Amerikanische Konkurrenz wird sich freuen
Auch die Autos mit Verbrennermotor produzierende Industrie ist weiterhin ein Investitionsschwerpunkt sogenannter grüner Anlagen. „Das große Versprechen vieler grüner Fonds, mit der Geldanlage gleichzeitig Gutes für Mensch und Umwelt zu tun, ist kaum mehr als Grünfärberei“, so die Bürgerbewegung Finanzwende, die von „Greenwashing“ spricht. Die Bürgerbewegung Finanzwende wird durch die Regierungsbeteiligung der Grünen massiv an Einfluß gewinnen und eine Position in Berlin erreichen, die zum Beispiel mit dem mächtigen Energiewende-Thinktank „Agora“ zu vergleichen ist.

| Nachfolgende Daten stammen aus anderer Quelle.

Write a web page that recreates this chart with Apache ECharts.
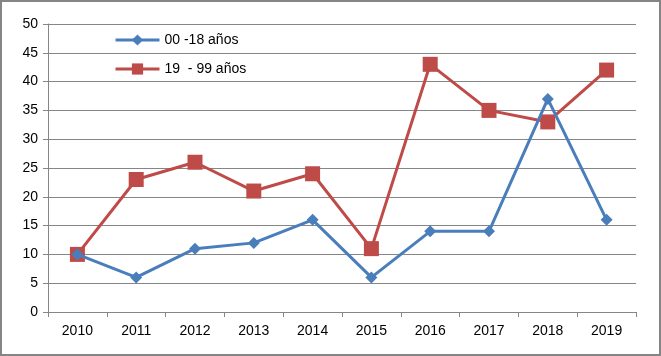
<!DOCTYPE html>
<html><head><meta charset="utf-8">
<script src="https://cdn.jsdelivr.net/npm/echarts@6/dist/echarts.min.js"></script>
<style>html,body{margin:0;padding:0;background:#fff}#c{width:661px;height:356px;box-sizing:border-box;border:2px solid #858585}</style>
</head><body><div id="c"></div>
<script>
const categories = ['2010','2011','2012','2013','2014','2015','2016','2017','2018','2019'];
const series1Name = '00 -18 años';
const series1 = [10, 6, 11, 12, 16, 6, 14, 14, 37, 16];
const series2Name = '19  - 99 años';
const series2 = [10, 23, 26, 21, 24, 11, 43, 35, 33, 42];

const chart = echarts.init(document.getElementById('c'), null, {renderer:'canvas'});
const font = 'Liberation Sans, Arial, sans-serif';
chart.setOption({
  animation:false,
  grid:{left:46, right:23, top:22, bottom:42},
  legend:{
    orient:'vertical', left:107, top:26, itemGap:15, itemWidth:44, itemHeight:14,
    textStyle:{fontFamily:font, fontSize:14, color:'#000'},
    data:[
      {name:series1Name, lineStyle:{width:3}},
      {name:series2Name, lineStyle:{width:3}}
    ]
  },
  xAxis:{
    type:'category', data:categories, boundaryGap:true,
    axisLine:{lineStyle:{color:'#868686', width:1}},
    axisTick:{show:true, length:5, lineStyle:{color:'#868686'}},
    axisLabel:{fontFamily:font, fontSize:14, color:'#000', margin:12}
  },
  yAxis:{
    type:'value', min:0, max:50, interval:5,
    axisLine:{show:true, lineStyle:{color:'#868686'}},
    axisTick:{show:true, length:5, lineStyle:{color:'#868686'}},
    splitLine:{lineStyle:{color:'#868686', width:1}},
    axisLabel:{fontFamily:font, fontSize:14, color:'#000', margin:10}
  },
  series:[
    {name:series1Name, type:'line', data:series1, symbol:'diamond', symbolSize:12,
     lineStyle:{color:'#4A7EBB', width:3}, itemStyle:{color:'#4A7EBB'}, z:3},
    {name:series2Name, type:'line', data:series2, symbol:'rect', symbolSize:15,
     lineStyle:{color:'#BE4B48', width:3}, itemStyle:{color:'#BE4B48'}, z:2}
  ]
});
</script></body></html>
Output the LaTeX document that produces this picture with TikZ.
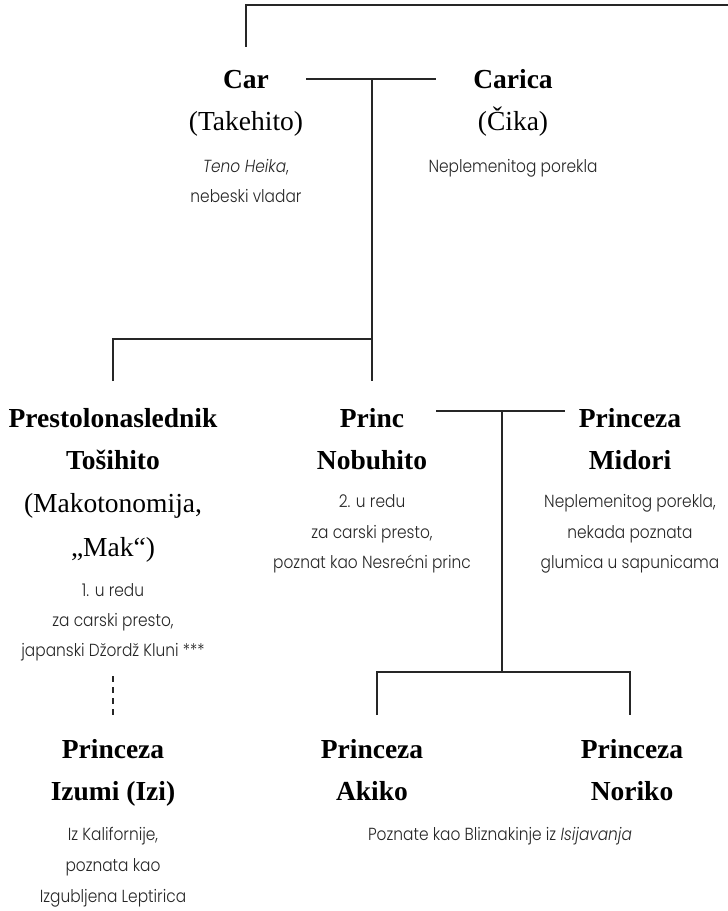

Natürlich versuchen auch deutsche Rüstungsunternehmen, auf der grünen Welle mitzureiten. Beinahe lustig wirkt die Angabe eines Radar-Herstellers, seine Technik könne auch zum Eisbärenschutz in der Arktis eingesetzt werden. Und Rheinmetall hat angekündigt, bis 2035 klimaneutral arbeiten zu wollen.
Doch wenn die Unternehmen sich nicht mehr günstig refinanzieren können, ihre Hausbanken verlieren und keinen Versicherungsschutz mehr bekommen beziehungsweise diesen Schutz im Ausland teuer einkaufen müssen, schwindet die Wettbewerbsfähigkeit der früher weltweit begehrten deutschen Rüstungsprodukte. Besonders die amerikanische Konkurrenz dürfte erfreut darüber sein, wie sich ein früher starker Wettbewerber selbst aus dem Markt schießt.